Sometimes the difference really is a problem: you were charged for a session you didn’t start, billed twice, or hit with idle fees when you were sure you unplugged. Another red flag is a final charge that’s dramatically higher than both the posted rate and the session receipt. Those cases aren’t “processing quirks”—they’re errors, and you should treat them like one.

Also keep an eye out for duplicated authorizations that never drop off. Most holds vanish within a few days, but if one lingers for a week or more, it’s worth contacting the charging network and your card issuer. The goal is to avoid paying for money that’s supposed to be temporarily “held,” not permanently taken.

A quick checklist to figure out what happened

First, open the charging app and find the session receipt or history entry. Look for the billing model (per kWh, per minute, or a mix), the start and end time, total energy delivered, and any line items like taxes or idle fees. If the app only shows a lump sum with no detail, take a screenshot anyway—future you will appreciate it.

Next, compare dates. If your card shows a charge immediately after the session, it may be an authorization rather than the final settlement. Check again in 24–72 hours to see whether the amount updates or splits into “pending” and “posted.”

Finally, check whether you used a membership, a corporate card program, Apple Pay/Google Pay, or a roaming partner app. Those setups can route transactions through different merchant names and timelines. It’s not uncommon for the final amount to post under a slightly different label than the charger’s brand.

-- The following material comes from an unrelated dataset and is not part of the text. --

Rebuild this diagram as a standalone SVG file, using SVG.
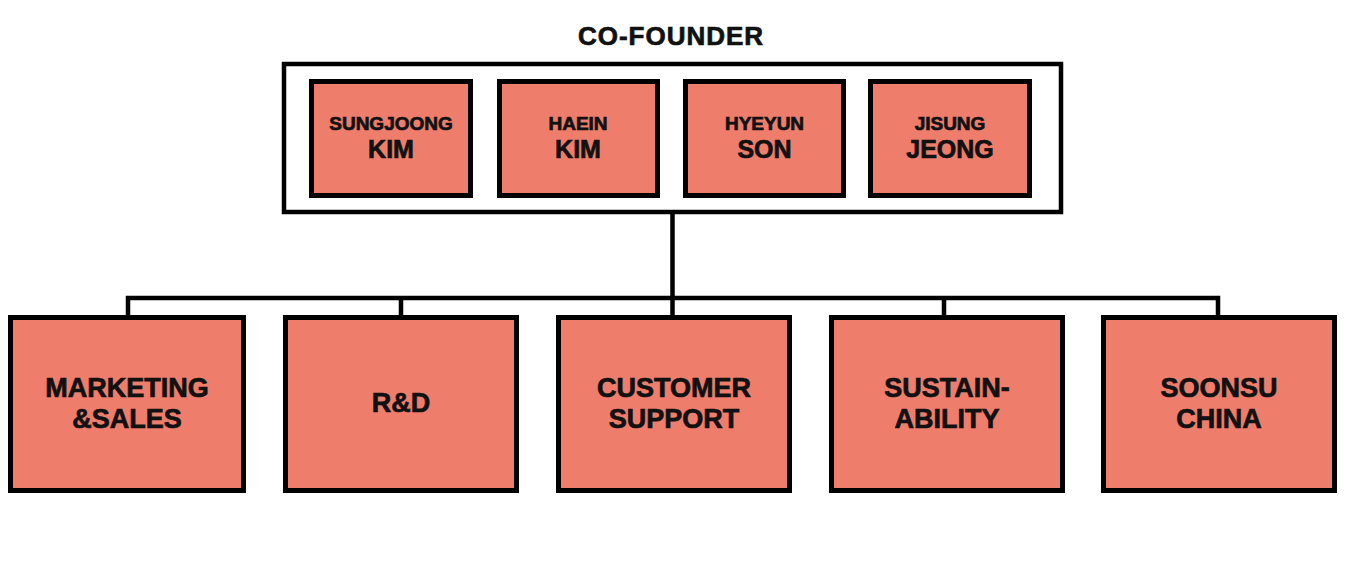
<svg xmlns="http://www.w3.org/2000/svg" width="1347" height="562" viewBox="0 0 1347 562">
<style>
.box{fill:#EE7E6B;stroke:#000;stroke-width:5}
.frame{fill:#fff;stroke:#000;stroke-width:4.5}
.conn{stroke:#000;stroke-width:4.5;fill:none;stroke-linecap:square}
text{font-family:"Liberation Sans",Arial,sans-serif;font-weight:bold;fill:#111;stroke:#111;stroke-width:0.7;text-anchor:middle}
.t{font-size:26px;letter-spacing:1px}
.s{font-size:19px}
.b{font-size:25px}
.d{font-size:27px}
</style>
<rect width="1347" height="562" fill="#fff"/>
<text class="t" x="671" y="45">CO-FOUNDER</text>
<rect class="frame" x="284" y="64" width="777" height="148"/>
<g id="connectors">
<path class="conn" d="M672.5 214V298M128 298H1218M128 298V315M401 298V315M672.5 298V315M944 298V315M1218 298V315"/>
</g>
<g id="n-sungjoong"><rect class="box" x="311.5" y="81.5" width="159" height="114"/><text class="s" x="391" y="130">SUNGJOONG</text><text class="b" x="391" y="158">KIM</text></g>
<g id="n-haein"><rect class="box" x="499.5" y="81.5" width="158" height="114"/><text class="s" x="578" y="130">HAEIN</text><text class="b" x="578" y="158">KIM</text></g>
<g id="n-hyeyun"><rect class="box" x="685.5" y="81.5" width="158" height="114"/><text class="s" x="764.5" y="130">HYEYUN</text><text class="b" x="764.5" y="158">SON</text></g>
<g id="n-jisung"><rect class="box" x="870.5" y="81.5" width="159" height="114"/><text class="s" x="950" y="130">JISUNG</text><text class="b" x="950" y="158">JEONG</text></g>
<g id="n-marketing"><rect class="box" x="10.5" y="317.5" width="233" height="173"/><text class="d" x="127" y="397">MARKETING</text><text class="d" x="127" y="428">&amp;SALES</text></g>
<g id="n-rd"><rect class="box" x="285.5" y="317.5" width="231" height="173"/><text class="d" x="401" y="412">R&amp;D</text></g>
<g id="n-customer"><rect class="box" x="558.5" y="317.5" width="231" height="173"/><text class="d" x="674" y="397">CUSTOMER</text><text class="d" x="674" y="428">SUPPORT</text></g>
<g id="n-sustain"><rect class="box" x="831.5" y="317.5" width="231" height="173"/><text class="d" x="947" y="397">SUSTAIN-</text><text class="d" x="947" y="428">ABILITY</text></g>
<g id="n-soonsu"><rect class="box" x="1103.5" y="317.5" width="231" height="173"/><text class="d" x="1219" y="397">SOONSU</text><text class="d" x="1219" y="428">CHINA</text></g>
</svg>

How to dispute it without losing your weekend

If you think the charge is wrong, start with the charging network’s support—yes, even if your first instinct is to go straight to your bank. Networks can often locate the session by timestamp, charger ID, or partial card digits and fix it faster than a bank dispute. Include screenshots of the app price, the receipt, and the card transaction, plus the charger location.

If support is unresponsive or the charge looks fraudulent, then contact your card issuer. Banks are good at reversing unauthorized charges, but disputes can take time and sometimes lead to temporary account flags. A practical approach is: network first for billing errors, bank first for clear fraud or if you’re getting nowhere.

What charging networks could do better (and what you can do now)

A lot of this confusion comes down to unclear communication. Apps could label holds more explicitly, show “estimated vs. final” totals more clearly, and make taxes and idle fees impossible to miss. A receipt that reads like an itemized grocery bill would solve most of the mystery.

In the meantime, a few habits help: keep receipts, watch for holds before panicking, and set app notifications for “charging complete” so you don’t get nicked by idle fees. And if a price looks truly off, trust that gut feeling and check it—your credit card statement shouldn’t feel like a plot twist.